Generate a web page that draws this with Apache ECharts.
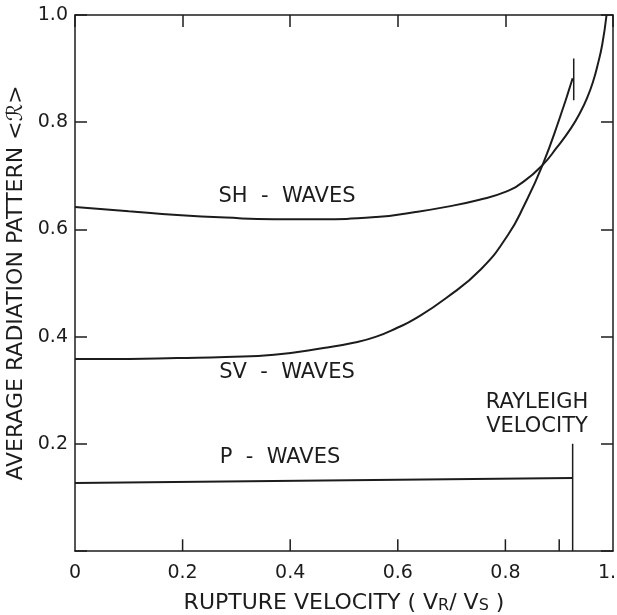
<!DOCTYPE html>
<html lang="en">
<head>
    <meta charset="UTF-8">
    <title>Average radiation pattern vs rupture velocity</title>
    <script src="https://cdn.jsdelivr.net/npm/echarts@6/dist/echarts.min.js"></script>
    <style>
        body { margin: 0; background: #fff; }
        #chart { width: 617px; height: 615px; }
    </style>
</head>
<body>
    <div id="chart"></div>

    <script>
        // values
        const shX = [0, 0.1, 0.19, 0.28, 0.37, 0.45, 0.56, 0.63, 0.69, 0.75, 0.8, 0.835, 0.869, 0.895, 0.922, 0.94, 0.953, 0.963, 0.971, 0.98, 0.988];
        const shY = [0.642, 0.634, 0.627, 0.622, 0.619, 0.619, 0.623, 0.632, 0.642, 0.655, 0.67, 0.69, 0.72, 0.752, 0.789, 0.82, 0.848, 0.876, 0.905, 0.945, 1.0];

        const svX = [0, 0.1, 0.19, 0.28, 0.37, 0.465, 0.52, 0.56, 0.6, 0.63, 0.69, 0.755, 0.805, 0.835, 0.869, 0.9, 0.925];
        const svY = [0.358, 0.358, 0.36, 0.362, 0.366, 0.379, 0.389, 0.4, 0.417, 0.432, 0.472, 0.526, 0.59, 0.645, 0.72, 0.805, 0.882];

        const pX = [0, 0.925];
        const pY = [0.127, 0.136];

        const rayleighX = 0.925;
        const rayleighY = [0, 0.2];
        const svEndX = 0.927;
        const svEndY = [0.841, 0.919];

        const xTicks = [0.2, 0.4, 0.6, 0.8, 0.9];
        const xLabels = [0, 0.2, 0.4, 0.6, 0.8, 1.0];
        const yTicks = [0, 0.2, 0.4, 0.6, 0.8, 1.0];

        const ink = '#1c1c1c';
        const font = 'DejaVu Sans';
        const tickLen = 0.022; // bottom tick height, in y units

        function pairs(xs, ys) {
            return xs.map((x, i) => [x, ys[i]]);
        }

        function fmt(v) {
            return v === 0 ? '0' : v.toFixed(1);
        }

        function frame() {
            return { show: true, onZero: false, lineStyle: { color: ink, width: 1.5 } };
        }

        function ticks(values) {
            return { show: true, inside: true, length: 12, customValues: values, lineStyle: { color: ink, width: 1.5 } };
        }

        const chart = echarts.init(document.getElementById('chart'));

        const lineStyle = { color: ink, width: 2 };
        const thin = { color: ink, width: 1.5 };
        const labelFont = '21px "DejaVu Sans"';

        // bottom edge ticks drawn as short vertical segments
        const tickSeries = xTicks.map(x => ({
            type: 'line', data: [[x, 0], [x, tickLen]], showSymbol: false, silent: true, lineStyle: thin
        }));

        const option = {
            animation: false,
            grid: { left: 75, right: 4, top: 15, bottom: 64, outerBoundsMode: 'none' },
            xAxis: [
                {
                    type: 'value', min: 0, max: 1, position: 'bottom',
                    axisLine: frame(),
                    axisTick: { show: false },
                    axisLabel: { customValues: xLabels, formatter: fmt, margin: 13, color: ink, fontSize: 19, fontFamily: font },
                    splitLine: { show: false },
                    name: '{a|RUPTURE VELOCITY ( V}{s|R}{a|/ V}{s|S}{a| )}',
                    nameLocation: 'middle',
                    nameGap: 37,
                    nameTextStyle: {
                        rich: {
                            a: { fontSize: 22, fontFamily: font, color: ink, lineHeight: 26, verticalAlign: 'bottom' },
                            s: { fontSize: 16, fontFamily: font, color: ink, padding: [10, 0, 0, 0], verticalAlign: 'bottom' }
                        }
                    }
                },
                {
                    type: 'value', min: 0, max: 1, position: 'top',
                    axisLine: frame(),
                    axisTick: ticks(xLabels),
                    axisLabel: { show: false },
                    splitLine: { show: false }
                }
            ],
            yAxis: [
                {
                    type: 'value', min: 0, max: 1, position: 'left',
                    axisLine: frame(),
                    axisTick: ticks(yTicks),
                    axisLabel: { customValues: yTicks.slice(1), formatter: fmt, margin: 7, color: ink, fontSize: 19, fontFamily: font },
                    splitLine: { show: false },
                    name: 'AVERAGE RADIATION PATTERN <ℛ>',
                    nameLocation: 'middle',
                    nameGap: 42,
                    nameTextStyle: { fontSize: 22, fontFamily: font, color: ink }
                },
                {
                    type: 'value', min: 0, max: 1, position: 'right',
                    axisLine: frame(),
                    axisTick: ticks(yTicks),
                    axisLabel: { show: false },
                    splitLine: { show: false }
                }
            ],
            series: [
                { name: 'SH', type: 'line', data: pairs(shX, shY), smooth: 0.5, showSymbol: false, lineStyle: lineStyle },
                { name: 'SV', type: 'line', data: pairs(svX, svY), smooth: 0.5, showSymbol: false, lineStyle: lineStyle },
                { name: 'P', type: 'line', data: pairs(pX, pY), showSymbol: false, lineStyle: lineStyle },
                { name: 'Rayleigh', type: 'line', data: rayleighY.map(y => [rayleighX, y]), showSymbol: false, lineStyle: thin },
                { name: 'SV end', type: 'line', data: svEndY.map(y => [svEndX, y]), showSymbol: false, lineStyle: thin }
            ].concat(tickSeries),
            graphic: [
                { type: 'text', x: 287, y: 197, style: { text: 'SH  -  WAVES', fill: ink, font: labelFont, align: 'center', verticalAlign: 'middle' } },
                { type: 'text', x: 287, y: 373, style: { text: 'SV  -  WAVES', fill: ink, font: labelFont, align: 'center', verticalAlign: 'middle' } },
                { type: 'text', x: 280, y: 458, style: { text: 'P  -  WAVES', fill: ink, font: labelFont, align: 'center', verticalAlign: 'middle' } },
                { type: 'text', x: 537, y: 403, style: { text: 'RAYLEIGH', fill: ink, font: labelFont, align: 'center', verticalAlign: 'middle' } },
                { type: 'text', x: 537, y: 427, style: { text: 'VELOCITY', fill: ink, font: labelFont, align: 'center', verticalAlign: 'middle' } }
            ]
        };

        chart.setOption(option);
    </script>
</body>
</html>
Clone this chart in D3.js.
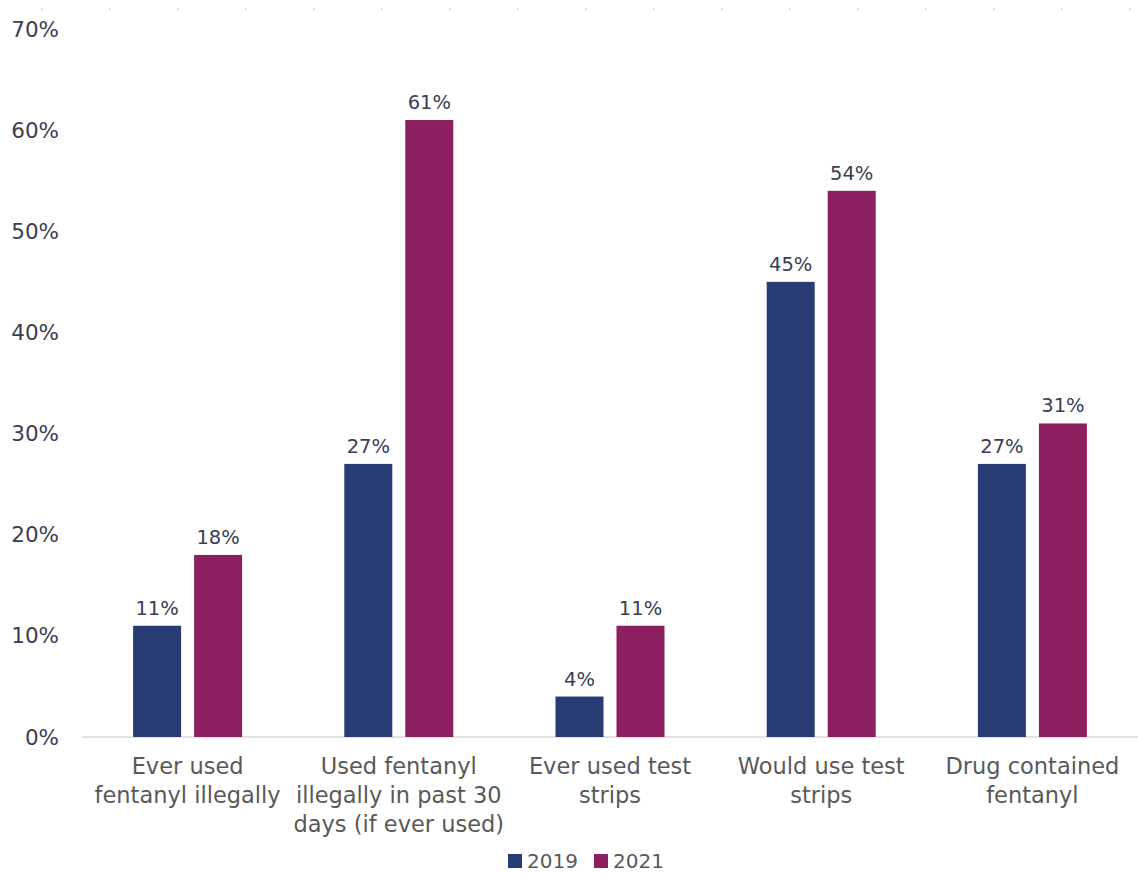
<!DOCTYPE html>
<html>
<head>
<meta charset="utf-8">
<script src="https://cdn.jsdelivr.net/npm/d3@7"></script>
<style>
  body { margin: 0; background: #fff; }
  svg { font-family: "DejaVu Sans", "Noto Sans", sans-serif; }
</style>
</head>
<body>
<div id="chart"></div>
<script>
// Data
const categories = [
  ["Ever used", "fentanyl illegally"],
  ["Used fentanyl", "illegally in past 30", "days (if ever used)"],
  ["Ever used test", "strips"],
  ["Would use test", "strips"],
  ["Drug contained", "fentanyl"]
];
const seriesNames = ["2019", "2021"];
const values2019 = [11, 27, 4, 45, 27];
const values2021 = [18, 61, 11, 54, 31];
const yTicks = [0, 10, 20, 30, 40, 50, 60, 70];
const colors = ["#283c73", "#8b1f5f"];

const width = 1138, height = 873;
const margin = { left: 82, right: 0, top: 29, bottom: 136 };

const svg = d3.select("#chart").append("svg")
  .attr("width", width)
  .attr("height", height);

const x = d3.scaleBand()
  .domain(d3.range(categories.length))
  .range([margin.left, width - margin.right]);

const y = d3.scaleLinear()
  .domain([0, 70])
  .range([height - margin.bottom, margin.top]);

// faint dotted line along the top
svg.append("line")
  .attr("x1", 41).attr("x2", width)
  .attr("y1", 9).attr("y2", 9)
  .style("stroke", "#c8c8c8")
  .style("stroke-width", 1.5)
  .style("stroke-dasharray", "1.5,66.5");

// y tick labels
svg.selectAll(".ytick")
  .data(yTicks)
  .enter().append("text")
  .attr("x", 59)
  .attr("y", d => y(d))
  .attr("dy", "0.35em")
  .attr("text-anchor", "end")
  .style("font-size", "21.5px")
  .style("fill", "#3b3e52")
  .text(d => d + "%");

// baseline
svg.append("line")
  .attr("x1", margin.left).attr("x2", width)
  .attr("y1", y(0)).attr("y2", y(0))
  .style("stroke", "#d9d9d9")
  .style("stroke-width", 1.5);

const barW = 48, gap = 13;
const series = [values2019, values2021];

series.forEach((vals, s) => {
  const off = s === 0 ? -gap / 2 - barW : gap / 2;
  svg.selectAll(".bar" + s)
    .data(vals)
    .enter().append("rect")
    .attr("x", (d, i) => x(i) + x.bandwidth() / 2 + off)
    .attr("y", d => y(d))
    .attr("width", barW)
    .attr("height", d => y(0) - y(d))
    .style("fill", colors[s]);

  svg.selectAll(".lab" + s)
    .data(vals)
    .enter().append("text")
    .attr("x", (d, i) => x(i) + x.bandwidth() / 2 + off + barW / 2)
    .attr("y", d => y(d) - 11)
    .attr("text-anchor", "middle")
    .style("font-size", "19.5px")
    .style("fill", "#3b3e52")
    .text(d => d + "%");
});

// category labels
categories.forEach((lines, i) => {
  const t = svg.append("text")
    .attr("text-anchor", "middle")
    .style("font-size", "22.5px")
    .style("fill", "#595959");
  lines.forEach((ln, j) => {
    t.append("tspan")
      .attr("x", x(i) + x.bandwidth() / 2)
      .attr("y", 774 + j * 29)
      .text(ln);
  });
});

// legend
const legend = svg.append("g");
const legX = [508, 594];
seriesNames.forEach((n, s) => {
  legend.append("rect")
    .attr("x", legX[s]).attr("y", 854)
    .attr("width", 14).attr("height", 14)
    .style("fill", colors[s]);
  legend.append("text")
    .attr("x", legX[s] + 19).attr("y", 861)
    .attr("dy", "0.35em")
    .style("font-size", "20px")
    .style("fill", "#595959")
    .text(n);
});
</script>
</body>
</html>
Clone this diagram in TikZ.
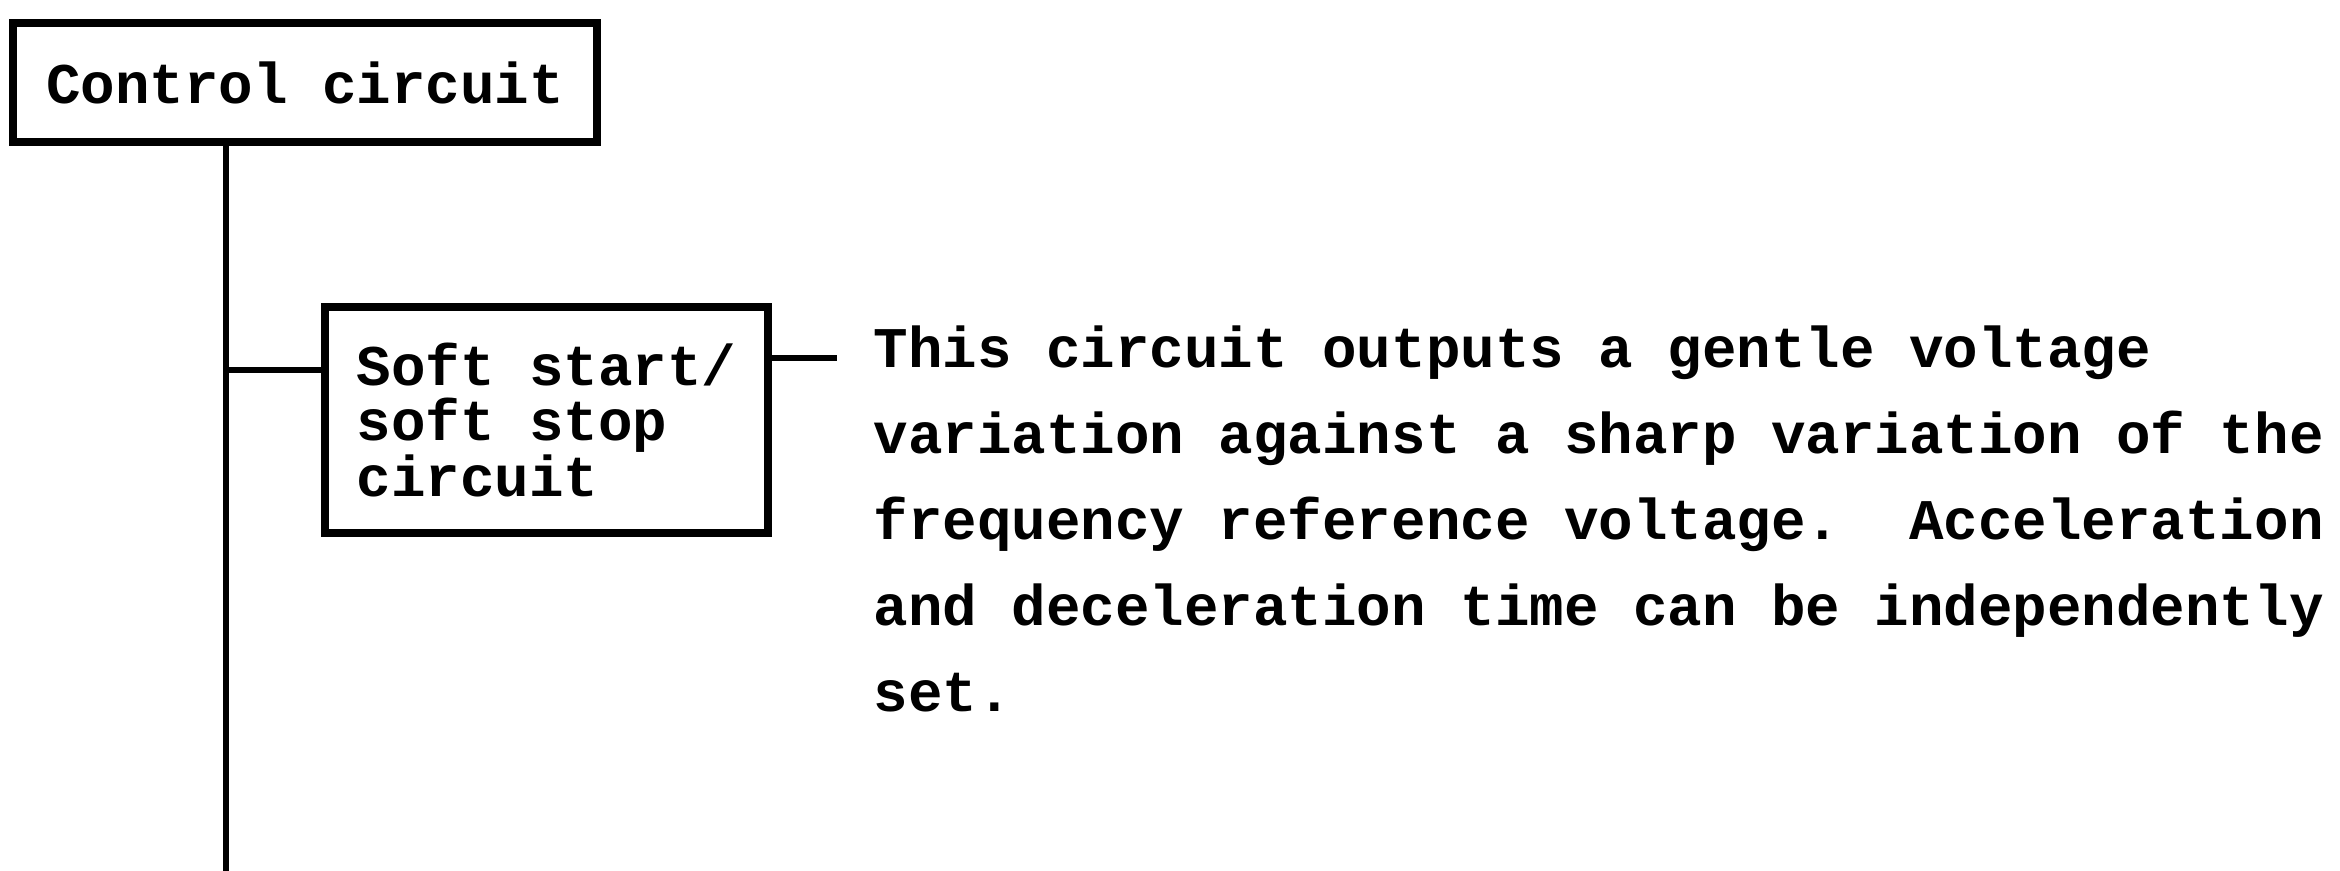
____
Output the records above as they stand, from the first line to the line with "0.905, 0.945, 1.0];", inclusive, and exclude the pictures.

Generate a web page that draws this with Apache ECharts.
<!DOCTYPE html>
<html lang="en">
<head>
    <meta charset="UTF-8">
    <title>Average radiation pattern vs rupture velocity</title>
    <script src="https://cdn.jsdelivr.net/npm/echarts@6/dist/echarts.min.js"></script>
    <style>
        body { margin: 0; background: #fff; }
        #chart { width: 617px; height: 615px; }
    </style>
</head>
<body>
    <div id="chart"></div>

    <script>
        // values
        const shX = [0, 0.1, 0.19, 0.28, 0.37, 0.45, 0.56, 0.63, 0.69, 0.75, 0.8, 0.835, 0.869, 0.895, 0.922, 0.94, 0.953, 0.963, 0.971, 0.98, 0.988];
        const shY = [0.642, 0.634, 0.627, 0.622, 0.619, 0.619, 0.623, 0.632, 0.642, 0.655, 0.67, 0.69, 0.72, 0.752, 0.789, 0.82, 0.848, 0.876, 0.905, 0.945, 1.0];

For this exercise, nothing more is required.